Aunque afirma que la lucha ha valido la pena, Velázquez admite que el proceso la ha afectado mucho. La situación te aterra, te deja paralizada; mi vida personal, familiar y sentimental cambió. Vivir en la incertidumbre no es vivir, por eso voy a dejar el país un rato. Si quiero seguir en esto a largo plazo, tengo que salvaguardar mi vida primero.
Una estadística más
Otro activista que se vio forzado a abandonar el país -aunque pudo regresar hace unos meses– es Vidulfo Rosales, abogado del Centro de Derechos Humanos de la Montaña Tlachinollan, luego de las amenazas de muerte que sufrió por su participación en casos como el de los normalistas de Ayotzinapa, asesinados el 12 de diciembre de 2011, la oposición a la presa hidroeléctrica de La Parota o el de las indígenas Inés Fernández y Valentina Rosendo, agredidas sexualmente por elementos del Ejército Mexicano.

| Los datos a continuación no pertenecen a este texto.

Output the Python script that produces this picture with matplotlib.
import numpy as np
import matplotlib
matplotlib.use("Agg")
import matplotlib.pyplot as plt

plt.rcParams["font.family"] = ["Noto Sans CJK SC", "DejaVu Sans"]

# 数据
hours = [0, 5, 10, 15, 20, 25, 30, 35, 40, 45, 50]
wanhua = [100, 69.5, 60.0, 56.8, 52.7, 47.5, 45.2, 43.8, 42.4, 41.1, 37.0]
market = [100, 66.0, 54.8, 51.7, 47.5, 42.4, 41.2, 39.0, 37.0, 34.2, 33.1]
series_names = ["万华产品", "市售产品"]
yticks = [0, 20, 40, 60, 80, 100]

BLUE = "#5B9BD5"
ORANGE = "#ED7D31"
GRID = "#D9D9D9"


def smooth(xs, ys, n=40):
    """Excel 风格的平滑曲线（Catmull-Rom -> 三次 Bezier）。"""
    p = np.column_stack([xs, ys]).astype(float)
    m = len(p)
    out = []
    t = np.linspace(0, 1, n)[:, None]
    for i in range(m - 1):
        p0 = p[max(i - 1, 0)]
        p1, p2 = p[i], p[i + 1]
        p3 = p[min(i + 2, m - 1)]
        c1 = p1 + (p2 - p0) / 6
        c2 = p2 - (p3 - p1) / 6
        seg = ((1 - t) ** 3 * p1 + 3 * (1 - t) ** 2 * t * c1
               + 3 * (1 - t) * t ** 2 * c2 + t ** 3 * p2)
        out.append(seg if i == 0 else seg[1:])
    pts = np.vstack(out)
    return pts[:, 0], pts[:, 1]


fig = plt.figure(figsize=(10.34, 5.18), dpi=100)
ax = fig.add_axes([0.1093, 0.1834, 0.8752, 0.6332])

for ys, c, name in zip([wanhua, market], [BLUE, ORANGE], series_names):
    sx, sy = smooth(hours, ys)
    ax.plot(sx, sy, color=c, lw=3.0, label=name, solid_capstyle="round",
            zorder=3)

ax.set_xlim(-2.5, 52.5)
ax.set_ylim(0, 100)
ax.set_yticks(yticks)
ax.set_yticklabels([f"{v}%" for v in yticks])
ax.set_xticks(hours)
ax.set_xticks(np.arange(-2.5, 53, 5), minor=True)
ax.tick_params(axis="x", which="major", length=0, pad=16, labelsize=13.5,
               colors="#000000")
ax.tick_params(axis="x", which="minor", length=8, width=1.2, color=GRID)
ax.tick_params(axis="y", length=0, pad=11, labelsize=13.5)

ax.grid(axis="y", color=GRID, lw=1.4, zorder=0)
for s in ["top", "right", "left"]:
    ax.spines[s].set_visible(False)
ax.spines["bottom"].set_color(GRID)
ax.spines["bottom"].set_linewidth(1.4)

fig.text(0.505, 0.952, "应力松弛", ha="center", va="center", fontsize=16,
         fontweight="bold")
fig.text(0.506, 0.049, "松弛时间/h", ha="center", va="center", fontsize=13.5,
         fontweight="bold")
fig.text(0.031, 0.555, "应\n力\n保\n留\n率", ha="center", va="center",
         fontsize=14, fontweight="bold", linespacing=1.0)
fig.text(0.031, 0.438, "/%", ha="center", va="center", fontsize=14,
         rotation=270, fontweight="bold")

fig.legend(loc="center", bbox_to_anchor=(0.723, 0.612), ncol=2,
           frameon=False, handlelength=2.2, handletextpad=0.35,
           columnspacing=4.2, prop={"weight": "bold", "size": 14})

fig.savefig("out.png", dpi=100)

Empecé a recibir amenazas desde 2009, cuando fueron asesinados en Ayutla Raúl Lucas Lucía y Manuel Ponce Rosas (dirigentes de la Organización para el Futuro del Pueblo Mixteco). Las amenazas contra sus familiares se hicieron extensivas a sus defensores; y dos hombres fueron a buscarme a casa de mi mamá y dejaron el mensaje de que si quería vivir ya no me involucrara en ese tema, recordó en charla telefónica desde la sede de la Corte Interamericana de Derechos Humanos, en Costa Rica.
Dos años más tarde, cuando tomó la defensa de los estudiantes de Ayotzinapa, comenzó a sufrir nuevos actos de hostigamiento, hasta que el pasado 4 de mayo recibió una amenaza de muerte en la sede de la Red Guerrerense de Organismos Civiles de Derechos Humanos. Fue esto último lo que lo orilló a salir del país por un tiempo.
Las amenazas ya eran muy graves y recurrentes, por eso decidí salir de Guerrero. Yo quisiera esta allí, pero mi situación es muy difícil. Mi rutina diaria, mi vida familiar se alteró totalmente, deploró.
Como a otros activistas, a Rosales lo mantienen de pie las pequeñas victorias que hemos tenido. Mencionaría el caso de Inés y Valentina, o el de la La Parota. Saber que estamos contribuyendo a una lucha o haciendo realidad el derecho a la vida o a la vivienda es un aliciente para seguir, por muy doloroso que sea.
Sin embargo, admite que el miedo siempre está presente, pues en México un defensor muerto es sólo un número más en las estadísticas, y eso nos hace más vulnerables. De pronto me vi sin mi proyecto de vida personal y familiar. Todo eso ha quedado ensombrecido, y no se ve para cuándo habrá esperanzas de estar mejor.